— The task —
Retype each line of the material exactly, please, skipping any picture in it.

** Start **

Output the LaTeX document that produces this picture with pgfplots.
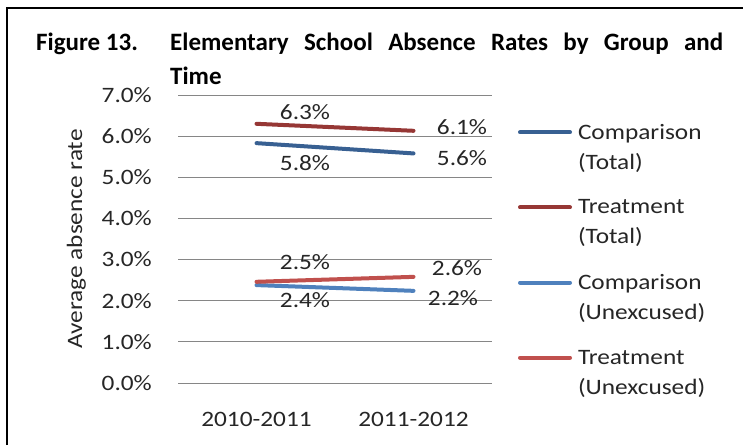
\documentclass[border=0pt]{standalone}
\usepackage{fontspec}
\setmainfont{Carlito}
\newfontfamily\chartfont{Carlito}[FakeStretch=1.15]
\usepackage{pgfplots}
\usepackage{pgfplotstable}
\pgfplotsset{compat=1.18}

\definecolor{comptotal}{RGB}{56,96,146}
\definecolor{treattotal}{RGB}{150,55,53}
\definecolor{compunex}{RGB}{79,129,189}
\definecolor{treatunex}{RGB}{192,80,77}
\definecolor{gridgray}{RGB}{134,134,134}
\definecolor{labeltext}{RGB}{38,38,38}

% absence rates in percent; dx/dy place each value label relative to its point
\pgfplotstableread{
x y dx dy
0 5.83 48.5 -20
1 5.58 48.5 -5
}\comptotaldata
\pgfplotstableread{
x y dx dy
0 6.30 48.5 12
1 6.13 48.5 4
}\treattotaldata
\pgfplotstableread{
x y dx dy
0 2.38 48.5 -15
1 2.24 39.5 -7
}\compunexdata
\pgfplotstableread{
x y dx dy
0 2.46 48.5 20
1 2.58 43.5 9
}\treatunexdata

\begin{document}
\begin{tikzpicture}[font=\chartfont\fontsize{22}{30}\selectfont]
\path[use as bounding box] (0,0) rectangle (743pt,445pt);
\draw[line width=2pt] (7pt,0pt) -- (7pt,437pt) -- (743pt,437pt);

\node[anchor=base west, inner sep=0pt, font=\rmfamily\bfseries\fontsize{25}{34}\selectfont]
  at (36pt,394pt) {Figure 13.};
\node[anchor=base west, inner sep=0pt, font=\rmfamily\bfseries\fontsize{25}{34}\selectfont]
  at (170pt,394pt) {\begin{minipage}[t]{553pt}\hyphenpenalty=10000
  Elementary School Absence Rates by Group and\linebreak Time\end{minipage}};

\begin{axis}[
  at={(178pt,62pt)}, anchor=south west,
  scale only axis, width=314pt, height=288pt,
  clip=false,
  xmin=-0.5, xmax=1.5, ymin=0, ymax=7,
  xtick={0,1}, xticklabels={2010-2011,2011-2012},
  ytick={0,1,2,3,4,5,6,7},
  yticklabel={\pgfmathprintnumber[fixed,precision=1,zerofill,assume math mode=true]{\tick}\%},
  ymajorgrids, grid style={gridgray, line width=1pt},
  axis line style={draw=none}, major tick style={draw=none},
  yticklabel style={anchor=east, inner sep=0pt, xshift=-26pt, text=labeltext},
  xticklabel style={anchor=base, inner sep=0pt, yshift=-43pt, text=labeltext},
  ylabel={Average absence rate},
  ylabel style={at={(axis description cs:-0.3057,0.5)}, anchor=base, inner sep=0pt, text=labeltext},
  legend cell align=left,
  legend style={at={(axis description cs:1.0828,0.8993)}, anchor=north west,
    draw=none, fill=none, inner sep=0pt, outer sep=0pt,
    row sep=29pt, column sep=6pt, text=labeltext,
    nodes={inner sep=0pt, align=left}},
  legend image code/.code={\draw[#1, line width=4pt, line cap=round] (0pt,15pt) -- (50pt,15pt);},
  series/.style={line width=4pt, line cap=round},
  labels/.style={
    draw=none, forget plot,
    point meta=y,
    visualization depends on={\thisrow{dx}\as\labdx},
    visualization depends on={\thisrow{dy}\as\labdy},
    nodes near coords={\pgfmathprintnumber[fixed,precision=1,zerofill,assume math mode=true]{\pgfplotspointmeta}\%},
    every node near coord/.append style={anchor=center, inner sep=0pt,
      xshift=\labdx pt, yshift=\labdy pt, text=labeltext},
  },
]
\addplot[comptotal, series] table[x=x, y=y] {\comptotaldata};
\addlegendentry{Comparison\\(Total)}
\addplot[treattotal, series] table[x=x, y=y] {\treattotaldata};
\addlegendentry{Treatment\\(Total)}
\addplot[compunex, series] table[x=x, y=y] {\compunexdata};
\addlegendentry{Comparison\\(Unexcused)}
\addplot[treatunex, series] table[x=x, y=y] {\treatunexdata};
\addlegendentry{Treatment\\(Unexcused)}

% value labels
\addplot[labels] table[x=x, y=y] {\comptotaldata};
\addplot[labels] table[x=x, y=y] {\treattotaldata};
\addplot[labels] table[x=x, y=y] {\compunexdata};
\addplot[labels] table[x=x, y=y] {\treatunexdata};
\end{axis}
\end{tikzpicture}
\end{document}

** End **

— Output of the exercise —
Output the LaTeX document that produces this picture with pgfplots.
\documentclass[border=0pt]{standalone}
\usepackage{fontspec}
\setmainfont{Carlito}
\newfontfamily\chartfont{Carlito}[FakeStretch=1.15]
\usepackage{pgfplots}
\usepackage{pgfplotstable}
\pgfplotsset{compat=1.18}

\definecolor{comptotal}{RGB}{56,96,146}
\definecolor{treattotal}{RGB}{150,55,53}
\definecolor{compunex}{RGB}{79,129,189}
\definecolor{treatunex}{RGB}{192,80,77}
\definecolor{gridgray}{RGB}{134,134,134}
\definecolor{labeltext}{RGB}{38,38,38}

% absence rates in percent; dx/dy place each value label relative to its point
\pgfplotstableread{
x y dx dy
0 5.83 48.5 -20
1 5.58 48.5 -5
}\comptotaldata
\pgfplotstableread{
x y dx dy
0 6.30 48.5 12
1 6.13 48.5 4
}\treattotaldata
\pgfplotstableread{
x y dx dy
0 2.38 48.5 -15
1 2.24 39.5 -7
}\compunexdata
\pgfplotstableread{
x y dx dy
0 2.46 48.5 20
1 2.58 43.5 9
}\treatunexdata

\begin{document}
\begin{tikzpicture}[font=\chartfont\fontsize{22}{30}\selectfont]
\path[use as bounding box] (0,0) rectangle (743pt,445pt);
\draw[line width=2pt] (7pt,0pt) -- (7pt,437pt) -- (743pt,437pt);

\node[anchor=base west, inner sep=0pt, font=\rmfamily\bfseries\fontsize{25}{34}\selectfont]
  at (36pt,394pt) {Figure 13.};
\node[anchor=base west, inner sep=0pt, font=\rmfamily\bfseries\fontsize{25}{34}\selectfont]
  at (170pt,394pt) {\begin{minipage}[t]{553pt}\hyphenpenalty=10000
  Elementary School Absence Rates by Group and\linebreak Time\end{minipage}};

\begin{axis}[
  at={(178pt,62pt)}, anchor=south west,
  scale only axis, width=314pt, height=288pt,
  clip=false,
  xmin=-0.5, xmax=1.5, ymin=0, ymax=7,
  xtick={0,1}, xticklabels={2010-2011,2011-2012},
  ytick={0,1,2,3,4,5,6,7},
  yticklabel={\pgfmathprintnumber[fixed,precision=1,zerofill,assume math mode=true]{\tick}\%},
  ymajorgrids, grid style={gridgray, line width=1pt},
  axis line style={draw=none}, major tick style={draw=none},
  yticklabel style={anchor=east, inner sep=0pt, xshift=-26pt, text=labeltext},
  xticklabel style={anchor=base, inner sep=0pt, yshift=-43pt, text=labeltext},
  ylabel={Average absence rate},
  ylabel style={at={(axis description cs:-0.3057,0.5)}, anchor=base, inner sep=0pt, text=labeltext},
  legend cell align=left,
  legend style={at={(axis description cs:1.0828,0.8993)}, anchor=north west,
    draw=none, fill=none, inner sep=0pt, outer sep=0pt,
    row sep=29pt, column sep=6pt, text=labeltext,
    nodes={inner sep=0pt, align=left}},
  legend image code/.code={\draw[#1, line width=4pt, line cap=round] (0pt,15pt) -- (50pt,15pt);},
  series/.style={line width=4pt, line cap=round},
  labels/.style={
    draw=none, forget plot,
    point meta=y,
    visualization depends on={\thisrow{dx}\as\labdx},
    visualization depends on={\thisrow{dy}\as\labdy},
    nodes near coords={\pgfmathprintnumber[fixed,precision=1,zerofill,assume math mode=true]{\pgfplotspointmeta}\%},
    every node near coord/.append style={anchor=center, inner sep=0pt,
      xshift=\labdx pt, yshift=\labdy pt, text=labeltext},
  },
]
\addplot[comptotal, series] table[x=x, y=y] {\comptotaldata};
\addlegendentry{Comparison\\(Total)}
\addplot[treattotal, series] table[x=x, y=y] {\treattotaldata};
\addlegendentry{Treatment\\(Total)}
\addplot[compunex, series] table[x=x, y=y] {\compunexdata};
\addlegendentry{Comparison\\(Unexcused)}
\addplot[treatunex, series] table[x=x, y=y] {\treatunexdata};
\addlegendentry{Treatment\\(Unexcused)}

% value labels
\addplot[labels] table[x=x, y=y] {\comptotaldata};
\addplot[labels] table[x=x, y=y] {\treattotaldata};
\addplot[labels] table[x=x, y=y] {\compunexdata};
\addplot[labels] table[x=x, y=y] {\treatunexdata};
\end{axis}
\end{tikzpicture}
\end{document}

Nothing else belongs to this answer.